Scan the data below and pick out the lines containing the word "this".

### The data
[Begin]

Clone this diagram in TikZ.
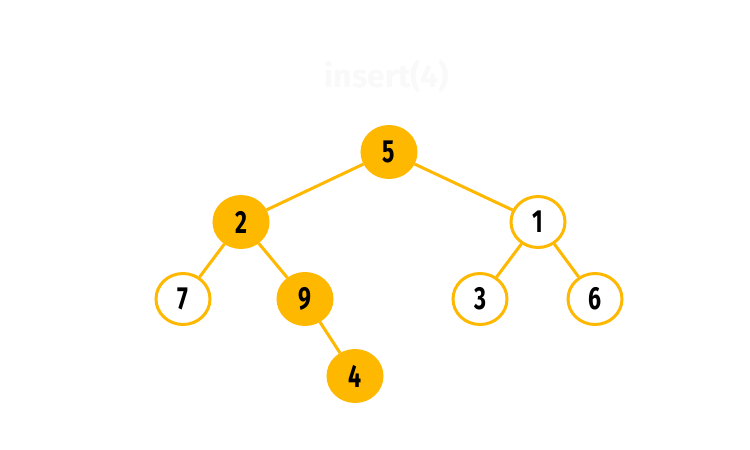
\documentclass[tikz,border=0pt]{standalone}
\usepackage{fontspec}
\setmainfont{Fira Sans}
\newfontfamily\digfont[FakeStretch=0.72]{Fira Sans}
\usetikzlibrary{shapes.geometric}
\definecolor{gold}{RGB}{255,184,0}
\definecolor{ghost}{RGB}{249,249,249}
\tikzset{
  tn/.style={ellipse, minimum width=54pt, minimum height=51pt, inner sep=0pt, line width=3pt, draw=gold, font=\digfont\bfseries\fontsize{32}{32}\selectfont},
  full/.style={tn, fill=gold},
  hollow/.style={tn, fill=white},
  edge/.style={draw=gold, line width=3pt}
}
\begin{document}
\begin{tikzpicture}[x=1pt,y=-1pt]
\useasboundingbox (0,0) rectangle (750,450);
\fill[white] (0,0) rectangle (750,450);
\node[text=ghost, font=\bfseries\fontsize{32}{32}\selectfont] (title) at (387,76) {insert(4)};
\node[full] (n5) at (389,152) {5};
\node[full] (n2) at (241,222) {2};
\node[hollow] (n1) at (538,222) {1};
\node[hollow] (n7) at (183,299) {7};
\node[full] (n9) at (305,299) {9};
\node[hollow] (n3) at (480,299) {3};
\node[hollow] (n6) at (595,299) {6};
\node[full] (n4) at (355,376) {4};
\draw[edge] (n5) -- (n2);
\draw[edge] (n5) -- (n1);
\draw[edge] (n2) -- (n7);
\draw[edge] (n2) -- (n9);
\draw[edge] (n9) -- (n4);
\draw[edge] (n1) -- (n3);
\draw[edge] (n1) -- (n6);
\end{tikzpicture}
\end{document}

[End]
[Begin]

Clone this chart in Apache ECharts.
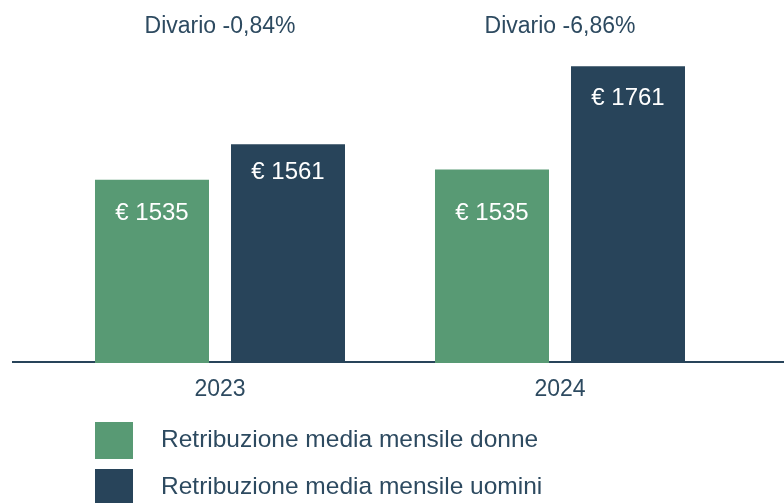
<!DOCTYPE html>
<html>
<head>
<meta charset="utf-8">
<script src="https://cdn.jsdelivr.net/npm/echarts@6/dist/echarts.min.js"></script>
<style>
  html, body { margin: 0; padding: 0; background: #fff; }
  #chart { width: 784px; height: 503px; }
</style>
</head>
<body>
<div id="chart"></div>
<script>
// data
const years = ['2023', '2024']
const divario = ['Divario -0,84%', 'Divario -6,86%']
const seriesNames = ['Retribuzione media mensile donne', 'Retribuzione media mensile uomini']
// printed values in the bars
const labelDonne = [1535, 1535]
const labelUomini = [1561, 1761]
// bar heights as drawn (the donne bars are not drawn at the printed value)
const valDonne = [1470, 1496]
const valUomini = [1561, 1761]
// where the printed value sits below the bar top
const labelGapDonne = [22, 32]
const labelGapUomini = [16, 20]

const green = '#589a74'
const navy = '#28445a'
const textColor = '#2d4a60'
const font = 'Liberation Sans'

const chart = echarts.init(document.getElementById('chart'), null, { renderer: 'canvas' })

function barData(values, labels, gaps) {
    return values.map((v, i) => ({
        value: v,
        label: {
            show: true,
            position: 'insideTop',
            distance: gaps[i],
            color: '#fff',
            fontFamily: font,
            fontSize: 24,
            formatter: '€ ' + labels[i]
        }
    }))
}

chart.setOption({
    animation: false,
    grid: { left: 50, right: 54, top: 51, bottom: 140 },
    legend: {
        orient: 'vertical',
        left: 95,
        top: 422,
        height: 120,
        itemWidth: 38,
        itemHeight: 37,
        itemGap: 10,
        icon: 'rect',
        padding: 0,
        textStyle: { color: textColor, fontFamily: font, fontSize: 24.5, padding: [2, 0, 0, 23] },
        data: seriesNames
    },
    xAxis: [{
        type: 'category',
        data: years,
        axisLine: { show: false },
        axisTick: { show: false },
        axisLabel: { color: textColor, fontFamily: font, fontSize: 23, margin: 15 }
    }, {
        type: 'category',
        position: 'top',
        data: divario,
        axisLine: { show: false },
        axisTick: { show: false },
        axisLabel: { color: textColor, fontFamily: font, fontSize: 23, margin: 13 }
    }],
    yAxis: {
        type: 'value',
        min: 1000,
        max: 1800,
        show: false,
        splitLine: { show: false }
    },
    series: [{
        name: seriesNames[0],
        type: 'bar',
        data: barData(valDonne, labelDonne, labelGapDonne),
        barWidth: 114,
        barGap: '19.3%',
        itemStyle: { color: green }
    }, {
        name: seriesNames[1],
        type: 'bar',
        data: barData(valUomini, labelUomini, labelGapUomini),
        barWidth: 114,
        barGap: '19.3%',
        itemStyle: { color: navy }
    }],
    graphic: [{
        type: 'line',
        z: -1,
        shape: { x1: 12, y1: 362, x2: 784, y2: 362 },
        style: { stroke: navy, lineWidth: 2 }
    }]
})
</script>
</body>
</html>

[End]

### Solved exercise
Clone this diagram in TikZ.
Clone this chart in Apache ECharts.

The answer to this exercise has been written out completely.